--- BEGIN Task inputs ---

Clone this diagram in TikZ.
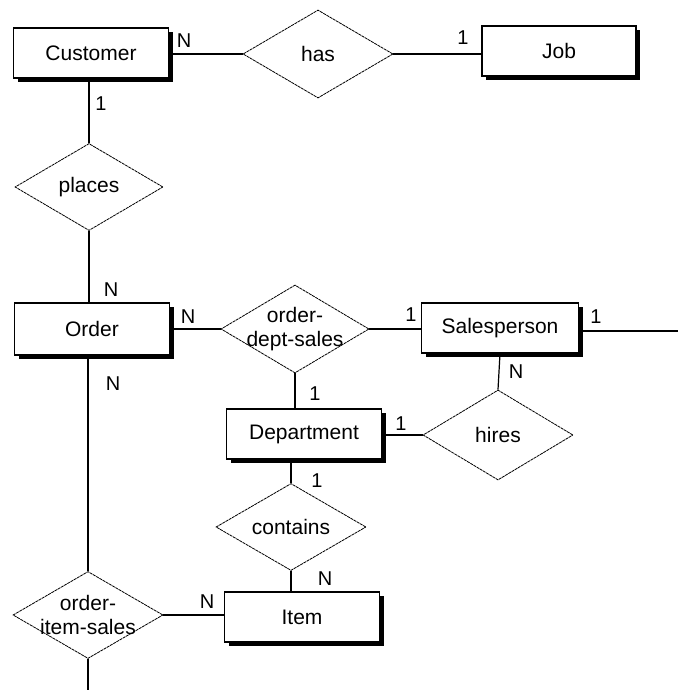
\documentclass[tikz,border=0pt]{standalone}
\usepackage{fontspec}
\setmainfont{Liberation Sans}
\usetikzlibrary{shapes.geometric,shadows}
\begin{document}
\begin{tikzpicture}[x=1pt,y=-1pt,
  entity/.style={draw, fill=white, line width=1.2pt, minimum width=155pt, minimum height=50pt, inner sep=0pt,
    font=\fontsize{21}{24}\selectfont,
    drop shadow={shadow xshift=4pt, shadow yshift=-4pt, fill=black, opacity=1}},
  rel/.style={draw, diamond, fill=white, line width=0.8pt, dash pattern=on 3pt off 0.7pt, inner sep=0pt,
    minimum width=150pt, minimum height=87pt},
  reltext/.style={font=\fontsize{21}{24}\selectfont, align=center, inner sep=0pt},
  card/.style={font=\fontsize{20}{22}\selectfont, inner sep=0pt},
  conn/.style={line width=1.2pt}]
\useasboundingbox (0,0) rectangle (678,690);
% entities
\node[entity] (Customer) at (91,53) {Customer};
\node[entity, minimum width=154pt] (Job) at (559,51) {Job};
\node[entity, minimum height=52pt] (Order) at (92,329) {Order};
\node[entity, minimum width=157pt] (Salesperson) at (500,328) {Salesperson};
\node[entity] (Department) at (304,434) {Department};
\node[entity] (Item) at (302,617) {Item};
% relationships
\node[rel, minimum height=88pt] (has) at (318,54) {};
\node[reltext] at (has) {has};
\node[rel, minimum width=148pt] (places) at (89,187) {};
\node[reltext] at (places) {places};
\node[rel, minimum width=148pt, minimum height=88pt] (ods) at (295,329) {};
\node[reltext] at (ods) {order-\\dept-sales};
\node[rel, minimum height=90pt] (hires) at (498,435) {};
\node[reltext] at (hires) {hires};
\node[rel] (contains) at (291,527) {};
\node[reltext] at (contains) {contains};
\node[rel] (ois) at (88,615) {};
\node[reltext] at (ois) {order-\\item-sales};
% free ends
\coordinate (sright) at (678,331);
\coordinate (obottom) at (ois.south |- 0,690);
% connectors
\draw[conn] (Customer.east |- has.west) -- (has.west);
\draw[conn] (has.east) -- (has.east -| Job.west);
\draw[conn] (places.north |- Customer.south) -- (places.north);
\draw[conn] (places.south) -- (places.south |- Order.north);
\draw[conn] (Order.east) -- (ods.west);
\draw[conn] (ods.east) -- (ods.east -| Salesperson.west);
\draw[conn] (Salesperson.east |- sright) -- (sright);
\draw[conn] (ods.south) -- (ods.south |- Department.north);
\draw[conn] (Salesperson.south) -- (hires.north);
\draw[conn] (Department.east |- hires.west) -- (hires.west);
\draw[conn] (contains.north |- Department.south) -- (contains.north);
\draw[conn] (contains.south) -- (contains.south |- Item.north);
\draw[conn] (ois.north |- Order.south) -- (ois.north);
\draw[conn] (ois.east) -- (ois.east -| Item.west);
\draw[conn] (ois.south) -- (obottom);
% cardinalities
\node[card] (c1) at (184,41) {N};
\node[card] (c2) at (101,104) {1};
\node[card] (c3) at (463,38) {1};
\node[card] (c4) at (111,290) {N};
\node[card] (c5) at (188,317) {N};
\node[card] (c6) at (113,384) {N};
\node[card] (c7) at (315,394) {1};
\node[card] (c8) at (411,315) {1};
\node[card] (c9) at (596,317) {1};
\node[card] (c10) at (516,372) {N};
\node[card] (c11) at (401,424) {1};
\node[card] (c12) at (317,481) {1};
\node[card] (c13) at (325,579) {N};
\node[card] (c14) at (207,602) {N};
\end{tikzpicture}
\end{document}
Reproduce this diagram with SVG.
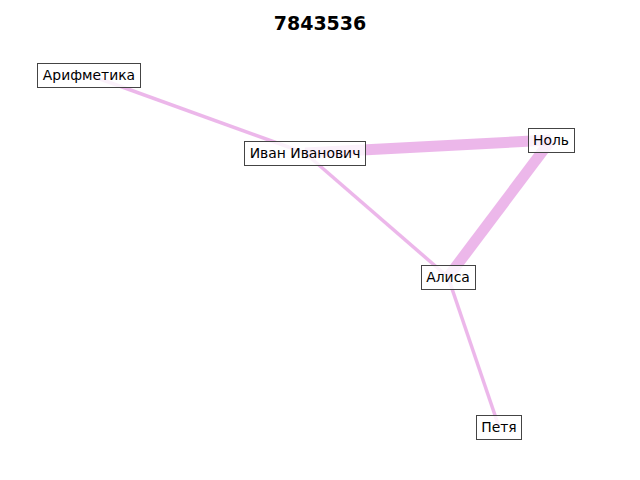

--- END Task inputs ---

Count how many lines of the listing above include "diagram" and report that number alone.

2